● **TASK TO COMPLETE**:
Copy exactly the lines from the beginning of the data down to and including the line holding "PW, PH = W - L - R, H - T - B", without any pictures.

--- begin RAW DATA ---

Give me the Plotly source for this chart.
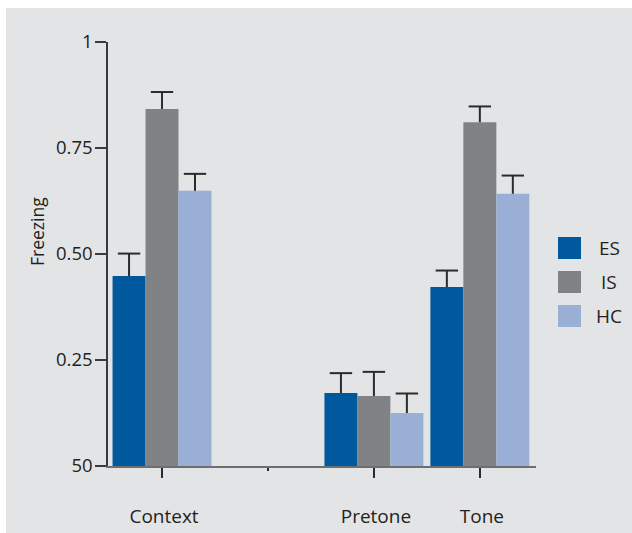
import plotly.graph_objects as go

# Conditions on the x axis (position 1 is an empty slot between Context and Pretone)
conditions = ["Context", "Pretone", "Tone"]
condition_pos = [0, 2, 3]

groups = ["ES", "IS", "HC"]
colors = ["#00599c", "#808285", "#9aafd5"]

# Mean freezing per group, one value per condition
es_mean = [0.448, 0.172, 0.422]
is_mean = [0.842, 0.165, 0.811]
hc_mean = [0.649, 0.125, 0.642]

# Upper error (SEM) per group
es_err = [0.053, 0.047, 0.039]
is_err = [0.040, 0.057, 0.037]
hc_err = [0.040, 0.046, 0.043]

y_tickvals = [0, 0.25, 0.5, 0.75, 1]
y_ticktext = ["50", "0.25", "0.50", "0.75", "1"]

W, H = 632, 533
L, R, T, B = 108, 96, 42, 67
PW, PH = W - L - R, H - T - B

font_family = "Open Sans, Noto Sans, sans-serif"
text_color = "#231f20"
err_color = "#2b2b2b"

# Side-by-side bars: each bar is a third of the group width
group_width = 0.934
bar_w = group_width / len(groups)

fig = go.Figure()
for i, (name, color, means, errs) in enumerate(zip(groups, colors,
                                                   [es_mean, is_mean, hc_mean],
                                                   [es_err, is_err, hc_err])):
    offset = (i - 1) * bar_w
    xs = [p + offset for p in condition_pos]
    fig.add_trace(go.Bar(
        x=xs, y=means, width=bar_w, name=name, marker_color=color,
        marker_line_width=0, showlegend=False,
    ))
    # Upward-only error bar: stem from the bar top, cap at mean + error
    tops = [m + e for m, e in zip(means, errs)]
    fig.add_trace(go.Scatter(
        x=xs, y=tops, mode="markers", showlegend=False, hoverinfo="skip",
        marker=dict(symbol="line-ew", size=16, color=err_color,
                    line=dict(width=2, color=err_color)),
        error_y=dict(type="data", symmetric=False, array=[0] * len(errs),
                     arrayminus=errs, color=err_color, thickness=2, width=0),
    ))


def px_x(p):
    return (p - L) / PW


def px_y(p):
    return (H - B - p) / PH


# Grey panel behind the chart
shapes = [dict(type="rect", xref="paper", yref="paper", layer="below",
               x0=px_x(6), x1=px_x(W + 2), y0=px_y(H + 2), y1=px_y(8),
               fillcolor="#e3e4e6", line_width=0)]

# Legend: coloured squares with centred labels
annotations = []
for i, (name, color) in enumerate(zip(groups, colors)):
    top = 237 + i * 34
    shapes.append(dict(type="rect", xref="paper", yref="paper",
                       x0=px_x(558), x1=px_x(581), y0=px_y(top + 22), y1=px_y(top),
                       fillcolor=color, line_width=0))
    annotations.append(dict(xref="paper", yref="paper", x=px_x(609), y=px_y(top + 11),
                            text=name, showarrow=False, xanchor="center", yanchor="middle",
                            font=dict(size=19, color=text_color, family=font_family)))

annotations.append(dict(xref="paper", yref="paper", x=px_x(37), y=px_y(232),
                        text="Freezing", textangle=-90, showarrow=False,
                        xanchor="center", yanchor="middle",
                        font=dict(size=17.5, color=text_color, family=font_family)))

fig.update_layout(
    width=W, height=H,
    margin=dict(l=L, r=R, t=T, b=B, pad=0, autoexpand=False),
    paper_bgcolor="white", plot_bgcolor="rgba(0,0,0,0)",
    barmode="overlay",
    shapes=shapes, annotations=annotations,
    font=dict(family=font_family, color=text_color, size=18),
    xaxis=dict(
        range=[-0.51, 3.53], tickmode="array", tickvals=condition_pos,
        ticktext=conditions, ticks="outside", ticklen=10, tickwidth=1.5,
        tickcolor="#2b2b2b", showline=True, linecolor="#6d6e70", linewidth=2,
        showgrid=False, zeroline=False, ticklabelstandoff=22, ticklabelshift=2,
        automargin=False, tickfont=dict(size=19),
        minor=dict(tickmode="array", tickvals=[1], ticks="outside", ticklen=3,
                   tickwidth=1.5, tickcolor="#2b2b2b", showgrid=False),
    ),
    yaxis=dict(
        range=[0, 1], tickmode="array", tickvals=y_tickvals, ticktext=y_ticktext,
        ticks="outside", ticklen=11, tickwidth=1.5, tickcolor="#3a3a3a",
        showline=True, linecolor="#3a3a3a", linewidth=1.5,
        showgrid=False, zeroline=False, ticklabelstandoff=-1, automargin=False,
        tickfont=dict(size=18.5),
    ),
)

fig.write_html("out.html")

--- end RAW DATA ---

● **RESPONSE TO THIS EXERCISE**:
Give me the Plotly source for this chart.
import plotly.graph_objects as go

# Conditions on the x axis (position 1 is an empty slot between Context and Pretone)
conditions = ["Context", "Pretone", "Tone"]
condition_pos = [0, 2, 3]

groups = ["ES", "IS", "HC"]
colors = ["#00599c", "#808285", "#9aafd5"]

# Mean freezing per group, one value per condition
es_mean = [0.448, 0.172, 0.422]
is_mean = [0.842, 0.165, 0.811]
hc_mean = [0.649, 0.125, 0.642]

# Upper error (SEM) per group
es_err = [0.053, 0.047, 0.039]
is_err = [0.040, 0.057, 0.037]
hc_err = [0.040, 0.046, 0.043]

y_tickvals = [0, 0.25, 0.5, 0.75, 1]
y_ticktext = ["50", "0.25", "0.50", "0.75", "1"]

W, H = 632, 533
L, R, T, B = 108, 96, 42, 67
PW, PH = W - L - R, H - T - B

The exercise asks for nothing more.